Based on those conversations and on my own experience over the past few weeks, I’ve begun to wonder if we might be going about this whole “distance learning” thing all wrong.
My reasoning builds from the situation in my district, and so I acknowledge that in some school systems, remote learning may be going swimmingly. But my impression is that many other districts are in situations similar to Sacramento’s.
Here, 70 percent of the school year had already been completed by the time we closed. Of the remaining 30 percent, one week was going to be spring break, and two weeks were going to be devoted to state testing, when not much learning happens because of all the disruption that testing causes. The last two weeks of school are not known as times of high academic engagement, and our seniors miss one of those weeks anyway. So, with my district as an example, we’re talking about most students in the United States missing about 15 percent of learning time from one school year, which is not a huge portion of a 12- or 13-year school career.
On top of this time analysis, a recent study suggests that students learn in the first half of a school year at about twice the rate they do in the second half. I think many teachers’ experience would support that conclusion.
The upshot? The vast majority of students in our schools would have come out of the shutdowns just fine, even if we did not do distance learning the way it’s being typically done. In most places, that has meant teachers trying to continue to teach everybody.
What occurs in the final weeks of our school year will have a huge influence on how students feel."
If you accept the position that the end of the school year hasn’t usually accounted for much learning, you could easily wonder if teachers, students, and their families would have been better served if we had used this time differently. Instead of trying to mimic, as best we could, regular school, we could have instead:
1. Offered optional enrichment activities for those students and their families who wanted it rather than adding stress to their lives and the lives of teachers, too. In many cases, students were ridiculously overscheduled with classes and assignments. Would so many parents, students, and teachers now be saying they are “over” distance learning a few weeks into it? How might most be feeling if projects driven by students’ interests and talents had been the norm (sort of a universal “Genius Hour”)?
2. Focused on supporting the most vulnerable populations of students–English-language learners, those with special needs, and students who are at risk of failing or dropping out. Those are the students most affected by “opportunity gaps,” and the ones, it seems to me and others, who are most hurt by the school closures. For example, instead of just having one weekly 15-minute individual conference call with each of the ELL Newcomers participating in my daily half-hour live class, I could also have had the time for a one-hour individual lesson with every student each week. (That’s not possible now because of the 82 students I have to teach in my other classes.)

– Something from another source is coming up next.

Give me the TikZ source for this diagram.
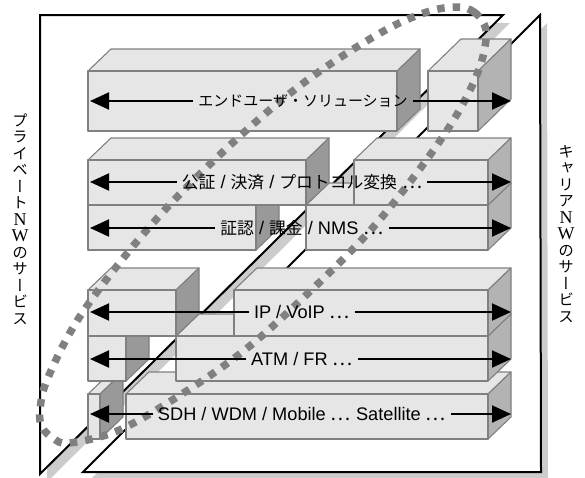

3. Planning for the kind of hybrid teaching we’re likely going to have to do for the next two years until there is a vaccine, along with training on issues relevant to both physical and virtual classrooms—culturally responsive teaching, ways to create the conditions for student intrinsic motivation, and more. Most of us have been thrust into this remote- teaching environment with very little training, and, if we’re honest, it shows. In addition, addressing issues around equity and racism is not a strong point of many of us in the physical classroom, and that’s unlikely to change in remote teaching, either, without additional support.
“Shoulda, coulda, woulda” is often not a particularly helpful approach to challenges facing anybody. In this case, however, it may not be too late to make some changes.
During the final weeks of school, are there districts nimble enough to pivot toward enrichment for most and a greater focus on our most vulnerable populations?
We could consider Nobel Prize winner and psychologist Daniel Kahneman’s analysis of what we remember of a particular life episode. According to Kahneman, the memory is comprised of the one or two “peak” moments we have had combined with how our story ends (this is known as the “Peak/End Rule”). That’s what the “remembering self” takes away, and it’s those memories we use to frame future decisions.
From this perspective, what occurs in the final weeks of our school year will have a huge influence on how students feel about—and make future decisions related to—learning and schooling, and we should do everything possible to ensure that they carry a positive feeling forward.
Alternately, more districts could follow the lead of those that are already planning to end their school year early. What if more districts closed early and then used the time remaining for truly useful professional development? What could the next two years look like if educators spent several weeks now learning and planning instead of ending the year, as many will, drained and discouraged?
Let’s not be driven by the sunk-costs fallacy. If there is a better way for our students, their families, and us teachers, then let’s choose it now.